“Chabad Quarter” to be Built on Rebbeim’s Land in Chevron

More than 100 years after the Rebbe Rashab purchase a plot of land in the city of Chervon, Israel’s Supreme Court gave the final green light for the construction of “Nachlat Chabad Quarter Hezekiah”.

By Anash.org reporter

Israel’s Supreme Court on Thursday rejected the appeal of Peace Now and the Chevron Municipality against a construction plan for a new Jewish neighborhood in the Old City of Chevron.

The neighborhood, Hezekiah Quarter, whose construction has already begun, will include 31 housing units. The court’s rejection of the appeal removes the final legal objection to the construction of the Jewish neighborhood, concluding a series of failed petitions that were filed against it and thrown out.

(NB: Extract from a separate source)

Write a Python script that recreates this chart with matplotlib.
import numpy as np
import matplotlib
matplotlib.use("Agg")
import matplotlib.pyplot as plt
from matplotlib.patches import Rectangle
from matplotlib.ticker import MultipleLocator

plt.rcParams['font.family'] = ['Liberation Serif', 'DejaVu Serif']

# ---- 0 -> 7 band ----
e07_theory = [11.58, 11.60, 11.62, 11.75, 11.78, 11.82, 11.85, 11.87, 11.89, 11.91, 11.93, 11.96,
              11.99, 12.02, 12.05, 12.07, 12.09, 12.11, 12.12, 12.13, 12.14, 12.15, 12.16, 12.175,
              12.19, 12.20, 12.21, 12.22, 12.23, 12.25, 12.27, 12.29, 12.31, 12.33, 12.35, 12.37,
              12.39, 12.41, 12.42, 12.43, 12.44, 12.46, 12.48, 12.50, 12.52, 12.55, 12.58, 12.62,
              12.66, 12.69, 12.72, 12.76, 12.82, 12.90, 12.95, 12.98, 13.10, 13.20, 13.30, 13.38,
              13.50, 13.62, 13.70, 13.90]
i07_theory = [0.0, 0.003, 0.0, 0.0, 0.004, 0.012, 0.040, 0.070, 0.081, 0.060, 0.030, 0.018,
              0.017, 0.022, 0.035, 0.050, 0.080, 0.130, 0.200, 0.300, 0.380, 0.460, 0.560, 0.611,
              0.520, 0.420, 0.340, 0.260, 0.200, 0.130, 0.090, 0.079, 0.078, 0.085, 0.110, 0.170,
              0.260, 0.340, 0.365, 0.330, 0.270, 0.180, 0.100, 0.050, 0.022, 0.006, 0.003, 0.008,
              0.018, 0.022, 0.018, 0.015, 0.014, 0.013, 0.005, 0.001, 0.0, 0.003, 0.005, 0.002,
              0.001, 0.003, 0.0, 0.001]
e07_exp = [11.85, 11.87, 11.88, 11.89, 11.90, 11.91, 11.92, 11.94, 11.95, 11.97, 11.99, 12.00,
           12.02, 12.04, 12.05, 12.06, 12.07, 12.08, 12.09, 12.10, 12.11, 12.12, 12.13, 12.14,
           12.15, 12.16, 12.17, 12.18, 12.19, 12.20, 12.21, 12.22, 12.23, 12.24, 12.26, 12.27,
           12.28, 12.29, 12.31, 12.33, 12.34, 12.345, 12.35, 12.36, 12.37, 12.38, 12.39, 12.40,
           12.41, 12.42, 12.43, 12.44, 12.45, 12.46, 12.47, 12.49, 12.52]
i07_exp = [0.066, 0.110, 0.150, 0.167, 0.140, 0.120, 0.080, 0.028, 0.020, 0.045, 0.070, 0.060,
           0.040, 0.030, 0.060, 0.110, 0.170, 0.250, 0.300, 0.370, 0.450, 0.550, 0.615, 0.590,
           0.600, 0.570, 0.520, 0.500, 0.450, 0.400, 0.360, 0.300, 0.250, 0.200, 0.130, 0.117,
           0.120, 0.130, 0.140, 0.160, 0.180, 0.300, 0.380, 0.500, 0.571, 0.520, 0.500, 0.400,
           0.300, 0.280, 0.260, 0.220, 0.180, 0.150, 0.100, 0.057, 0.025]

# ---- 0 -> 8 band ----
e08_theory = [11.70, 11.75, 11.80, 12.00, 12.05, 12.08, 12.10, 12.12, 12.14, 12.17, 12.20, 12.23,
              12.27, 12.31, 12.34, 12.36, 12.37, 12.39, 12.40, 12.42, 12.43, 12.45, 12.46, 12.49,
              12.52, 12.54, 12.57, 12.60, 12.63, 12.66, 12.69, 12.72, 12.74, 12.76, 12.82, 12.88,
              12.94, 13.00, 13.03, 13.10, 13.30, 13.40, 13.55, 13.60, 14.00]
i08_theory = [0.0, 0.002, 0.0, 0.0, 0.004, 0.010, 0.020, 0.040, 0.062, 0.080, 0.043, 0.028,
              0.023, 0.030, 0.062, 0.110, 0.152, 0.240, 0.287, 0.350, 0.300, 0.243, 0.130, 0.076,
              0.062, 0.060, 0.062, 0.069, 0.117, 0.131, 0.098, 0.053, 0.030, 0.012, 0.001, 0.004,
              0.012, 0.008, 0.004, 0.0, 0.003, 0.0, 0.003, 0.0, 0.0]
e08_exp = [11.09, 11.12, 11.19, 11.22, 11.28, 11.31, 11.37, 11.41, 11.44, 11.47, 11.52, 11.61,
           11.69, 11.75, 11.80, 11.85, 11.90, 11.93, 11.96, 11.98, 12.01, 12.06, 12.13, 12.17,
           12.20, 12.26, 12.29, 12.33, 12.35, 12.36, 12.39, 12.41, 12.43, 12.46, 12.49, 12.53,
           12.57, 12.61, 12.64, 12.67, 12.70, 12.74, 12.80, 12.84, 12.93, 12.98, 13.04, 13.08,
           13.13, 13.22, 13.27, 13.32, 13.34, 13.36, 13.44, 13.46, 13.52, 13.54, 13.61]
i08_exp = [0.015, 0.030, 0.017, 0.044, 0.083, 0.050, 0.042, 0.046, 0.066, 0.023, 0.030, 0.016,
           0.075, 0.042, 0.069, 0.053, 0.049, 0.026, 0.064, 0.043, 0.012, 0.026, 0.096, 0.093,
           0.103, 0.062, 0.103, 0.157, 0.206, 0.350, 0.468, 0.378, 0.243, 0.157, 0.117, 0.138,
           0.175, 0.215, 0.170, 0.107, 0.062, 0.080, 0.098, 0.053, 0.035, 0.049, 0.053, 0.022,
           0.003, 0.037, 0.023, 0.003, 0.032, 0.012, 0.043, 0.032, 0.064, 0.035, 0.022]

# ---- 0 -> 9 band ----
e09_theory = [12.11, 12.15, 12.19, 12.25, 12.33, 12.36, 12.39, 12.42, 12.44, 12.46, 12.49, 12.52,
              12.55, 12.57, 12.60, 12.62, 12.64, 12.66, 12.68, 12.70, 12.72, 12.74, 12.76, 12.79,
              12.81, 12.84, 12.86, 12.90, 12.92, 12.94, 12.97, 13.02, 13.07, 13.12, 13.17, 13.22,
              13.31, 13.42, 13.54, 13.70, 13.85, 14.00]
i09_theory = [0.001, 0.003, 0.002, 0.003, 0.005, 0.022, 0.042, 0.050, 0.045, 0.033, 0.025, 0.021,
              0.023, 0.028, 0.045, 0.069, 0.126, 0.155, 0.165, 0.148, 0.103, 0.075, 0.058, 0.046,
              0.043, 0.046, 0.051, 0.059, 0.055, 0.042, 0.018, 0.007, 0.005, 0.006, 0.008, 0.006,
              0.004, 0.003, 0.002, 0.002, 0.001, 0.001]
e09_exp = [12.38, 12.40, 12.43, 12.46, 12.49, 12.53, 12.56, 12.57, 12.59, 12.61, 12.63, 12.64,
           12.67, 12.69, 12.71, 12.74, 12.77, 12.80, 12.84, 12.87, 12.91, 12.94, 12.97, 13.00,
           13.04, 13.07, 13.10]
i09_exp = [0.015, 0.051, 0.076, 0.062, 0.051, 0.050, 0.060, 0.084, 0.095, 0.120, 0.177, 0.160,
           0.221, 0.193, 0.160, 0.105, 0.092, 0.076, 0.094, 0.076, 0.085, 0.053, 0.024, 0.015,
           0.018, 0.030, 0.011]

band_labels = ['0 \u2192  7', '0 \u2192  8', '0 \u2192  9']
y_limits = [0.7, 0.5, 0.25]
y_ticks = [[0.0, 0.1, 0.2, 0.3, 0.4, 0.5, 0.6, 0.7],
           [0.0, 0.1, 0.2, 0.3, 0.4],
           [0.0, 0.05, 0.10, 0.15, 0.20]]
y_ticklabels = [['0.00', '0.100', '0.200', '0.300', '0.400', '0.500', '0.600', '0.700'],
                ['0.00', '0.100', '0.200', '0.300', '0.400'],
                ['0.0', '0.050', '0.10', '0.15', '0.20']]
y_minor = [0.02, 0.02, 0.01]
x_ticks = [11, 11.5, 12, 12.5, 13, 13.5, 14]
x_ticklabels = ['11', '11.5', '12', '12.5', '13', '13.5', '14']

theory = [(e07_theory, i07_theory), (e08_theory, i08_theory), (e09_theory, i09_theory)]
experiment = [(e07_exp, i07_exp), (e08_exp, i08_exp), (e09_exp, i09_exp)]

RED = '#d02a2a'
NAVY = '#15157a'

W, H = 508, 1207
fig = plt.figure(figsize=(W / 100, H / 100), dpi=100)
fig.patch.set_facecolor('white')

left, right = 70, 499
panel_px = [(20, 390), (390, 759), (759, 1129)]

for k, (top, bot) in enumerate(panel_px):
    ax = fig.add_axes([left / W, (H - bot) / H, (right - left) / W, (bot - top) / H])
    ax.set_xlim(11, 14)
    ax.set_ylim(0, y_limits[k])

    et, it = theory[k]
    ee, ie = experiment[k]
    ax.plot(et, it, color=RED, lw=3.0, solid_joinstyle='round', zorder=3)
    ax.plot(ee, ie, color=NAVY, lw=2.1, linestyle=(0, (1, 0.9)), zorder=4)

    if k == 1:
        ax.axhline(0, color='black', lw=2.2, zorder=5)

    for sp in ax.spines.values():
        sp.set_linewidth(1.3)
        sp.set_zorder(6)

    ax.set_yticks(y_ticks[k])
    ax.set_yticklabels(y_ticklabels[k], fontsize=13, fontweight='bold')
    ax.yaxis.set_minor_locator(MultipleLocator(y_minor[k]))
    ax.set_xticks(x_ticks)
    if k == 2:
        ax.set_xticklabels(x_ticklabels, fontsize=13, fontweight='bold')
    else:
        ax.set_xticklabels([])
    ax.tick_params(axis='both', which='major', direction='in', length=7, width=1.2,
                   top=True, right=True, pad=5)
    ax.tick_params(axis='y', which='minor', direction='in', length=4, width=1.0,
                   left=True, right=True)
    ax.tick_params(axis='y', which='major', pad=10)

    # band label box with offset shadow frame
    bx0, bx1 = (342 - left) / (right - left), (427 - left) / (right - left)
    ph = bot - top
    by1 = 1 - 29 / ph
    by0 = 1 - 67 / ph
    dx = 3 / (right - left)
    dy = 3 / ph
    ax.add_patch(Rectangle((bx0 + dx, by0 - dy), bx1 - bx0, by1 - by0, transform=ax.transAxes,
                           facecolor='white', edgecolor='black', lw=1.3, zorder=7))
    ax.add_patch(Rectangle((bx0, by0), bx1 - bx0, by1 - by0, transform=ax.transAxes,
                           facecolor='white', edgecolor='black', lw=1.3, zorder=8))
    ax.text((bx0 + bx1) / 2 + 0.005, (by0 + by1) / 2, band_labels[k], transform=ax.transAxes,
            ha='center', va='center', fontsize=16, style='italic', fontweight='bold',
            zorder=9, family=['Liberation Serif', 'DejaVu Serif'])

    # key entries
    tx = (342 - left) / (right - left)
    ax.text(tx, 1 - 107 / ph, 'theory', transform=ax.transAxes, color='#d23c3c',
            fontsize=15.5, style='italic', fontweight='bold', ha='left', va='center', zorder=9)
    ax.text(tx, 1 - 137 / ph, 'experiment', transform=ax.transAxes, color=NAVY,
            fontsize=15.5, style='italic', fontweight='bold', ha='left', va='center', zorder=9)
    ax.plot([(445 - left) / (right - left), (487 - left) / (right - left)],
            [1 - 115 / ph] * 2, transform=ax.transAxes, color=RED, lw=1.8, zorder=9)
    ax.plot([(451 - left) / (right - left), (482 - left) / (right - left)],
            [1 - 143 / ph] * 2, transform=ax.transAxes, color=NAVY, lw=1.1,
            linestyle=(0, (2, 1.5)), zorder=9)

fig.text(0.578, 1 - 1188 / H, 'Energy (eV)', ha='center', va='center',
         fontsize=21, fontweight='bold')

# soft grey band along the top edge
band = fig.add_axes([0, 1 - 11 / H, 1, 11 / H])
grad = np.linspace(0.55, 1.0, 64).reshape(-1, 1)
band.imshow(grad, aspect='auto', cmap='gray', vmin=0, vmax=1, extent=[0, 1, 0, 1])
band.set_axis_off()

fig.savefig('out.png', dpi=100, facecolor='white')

The approval of 31 six-story complexes is the first new construction to receive approval in 17 years. Once completed, Hizkiyahu Quarter will allow for the expansion of the city’s small Jewish community, who live in a section of the city under the IDF’s control.

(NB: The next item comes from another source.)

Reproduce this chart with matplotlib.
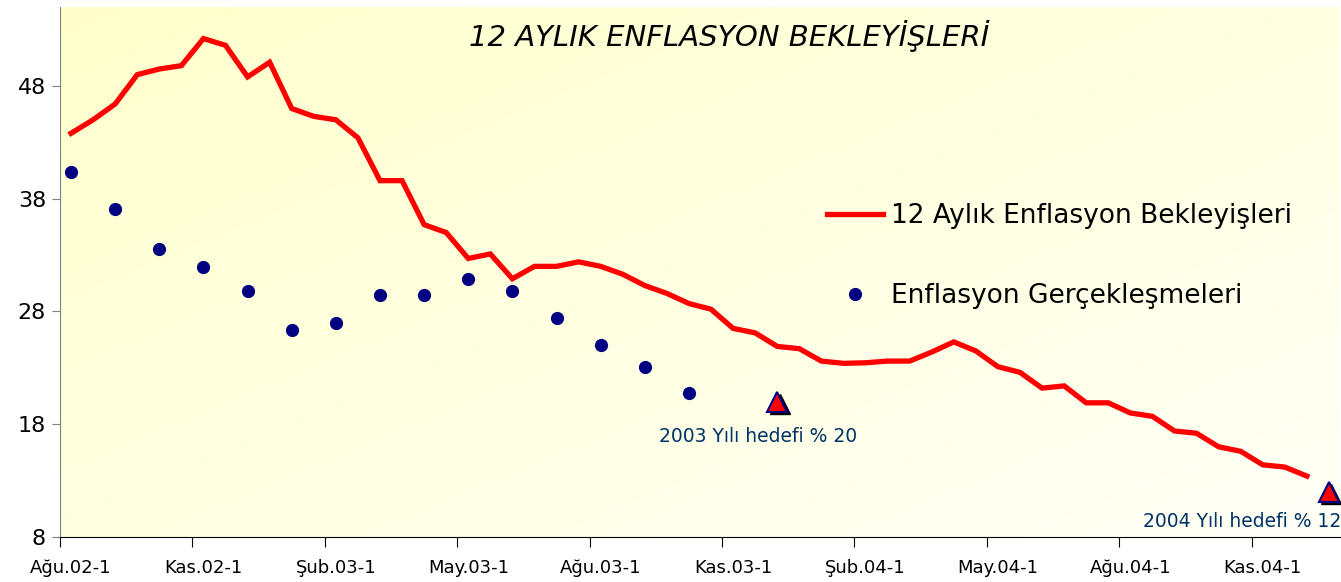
import numpy as np
import matplotlib
matplotlib.use("Agg")
import matplotlib.pyplot as plt
import matplotlib.transforms as mtransforms

# half-month categories, Ağu.02-1 = 0
tick_labels = ["Ağu.02-1", "Kas.02-1", "Şub.03-1", "May.03-1", "Ağu.03-1",
               "Kas.03-1", "Şub.04-1", "May.04-1", "Ağu.04-1", "Kas.04-1"]
n_categories = 58

expectations = [43.8, 45.0, 46.4, 49.0, 49.5, 49.8, 52.2, 51.6, 48.8, 50.1,
                46.0, 45.3, 45.0, 43.4, 39.6, 39.6, 35.7, 35.0, 32.7, 33.1,
                30.9, 32.0, 32.0, 32.4, 32.0, 31.3, 30.3, 29.6, 28.7, 28.2,
                26.5, 26.1, 24.9, 24.7, 23.6, 23.4, 23.45, 23.6, 23.6, 24.4,
                25.3, 24.5, 23.1, 22.6, 21.2, 21.4, 19.9, 19.9, 19.0, 18.7,
                17.4, 17.2, 16.0, 15.6, 14.4, 14.2, 13.4]
actual_idx = [0, 2, 4, 6, 8, 10, 12, 14, 16, 18, 20, 22, 24, 26, 28]
actuals = [40.4, 37.1, 33.5, 31.9, 29.8, 26.4, 27.0, 29.5, 29.5, 30.9,
           29.8, 27.4, 25.0, 23.05, 20.8]
target_idx = [32, 57]
targets = [20, 12]
target_labels = ["2003 Yılı hedefi % 20", "2004 Yılı hedefi % 12"]

fig = plt.figure(figsize=(13.41, 5.82), dpi=100)
ax = fig.add_axes([60 / 1341, 45 / 582, 1280 / 1341, 530 / 582])

# yellow gradient background, strongest top-left
gx, gy = np.meshgrid(np.linspace(0, 1, 200), np.linspace(0, 1, 200))
g = (gx + gy) / 2
c0 = np.array([1.0, 1.0, 0.80])
c1 = np.array([1.0, 1.0, 0.97])
img = c0 + (c1 - c0) * g[..., None]
ax.imshow(img, extent=[0, 1, 0, 1], transform=ax.transAxes, aspect="auto",
          origin="upper", zorder=0)

x = np.arange(len(expectations))
line, = ax.plot(x, expectations, color="#FF0000", lw=3.8, zorder=3,
                solid_joinstyle="miter", label="12 Aylık Enflasyon Bekleyişleri")
dots, = ax.plot(actual_idx, actuals, "o", color="#000080", ms=8.5, ls="none",
                zorder=4, label="Enflasyon Gerçekleşmeleri")

shadow = mtransforms.offset_copy(ax.transData, fig=fig, x=2.5, y=-2.5, units="dots")
ax.plot(target_idx, targets, "^", color="black", ms=15, ls="none",
        transform=shadow, zorder=5)
ax.plot(target_idx, targets, "^", color="#FF0000", mec="#000080", mew=1.5,
        ms=15, ls="none", zorder=6)

ax.annotate(target_labels[0], (target_idx[0], targets[0]), xytext=(-14, -25),
            textcoords="offset points", ha="center", va="center",
            fontsize=13.5, color="#003366", zorder=7)
ax.annotate(target_labels[1], (target_idx[1], targets[1]), xytext=(9, -21),
            textcoords="offset points", ha="right", va="center",
            fontsize=13.5, color="#003366", zorder=7)

ax.set_xlim(-0.5, n_categories - 0.5)
ax.set_ylim(8, 55)
ax.set_yticks([8, 18, 28, 38, 48])
ax.tick_params(axis="y", labelsize=16, length=6, color="#808080", pad=4)

label_pos = np.arange(len(tick_labels)) * 6
ax.set_xticks(label_pos - 0.5)
ax.set_xticklabels([])
ax.set_xticks(label_pos, minor=True)
ax.set_xticklabels(tick_labels, minor=True, fontsize=13)
ax.tick_params(axis="x", which="major", length=7, color="black")
ax.tick_params(axis="x", which="minor", length=0, pad=16)

for s in ["top", "right"]:
    ax.spines[s].set_visible(False)
ax.spines["left"].set_color("#808080")
ax.spines["bottom"].set_color("black")

ax.text(0.523, 0.945, "12 AYLIK ENFLASYON BEKLEYİŞLERİ", transform=ax.transAxes,
        ha="center", va="center", fontsize=21, style="italic")

leg = ax.legend(handles=[line, dots], loc="upper left",
                bbox_to_anchor=(0.581, 0.675), frameon=False, fontsize=19,
                handlelength=2.1, labelspacing=2.05, handletextpad=0.3)

fig.savefig("out.png", dpi=100)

The land was first purchased by the Rebbe Rashab in 1912 for the Toras Emes Yeshiva and retained by the Frierdiker Rebbe and Rebbe. According to a decision made in the Jewish community, the neighborhood will be named “Nachlat Chabad – Chezekiah Quarter”.

This development should excite every Lubavitcher Chossid,” says Shliach to Chevron Rabbi Danny Cohen. “From the vantage point of Shleimus Haaretz Chevron is the spearhead that symbolizes non-wavering to our enemies, and also from the esteem that the Rabbeim felt for the city of Chevron.”

The Hezekiah district is in the heart of the Jewish settlement in Chevron and the construction of the new Jewish neighborhood attaches great importance to the development of Jewish life in the city.

According to the Chevron Jewish community “The court’s decision ends a long legal campaign designed to try to deprive Jews of the basic human right – the ability to build a home.”

The right to housing has been denied at a time when Arabs in Hebron have built thousands of homes, including large buildings, the Jewish community said.

The judges further ruled that the Peace Now NGO and the Hebron Municipality will each pay the state and the Jewish settlement in Hebron NIS 10,000.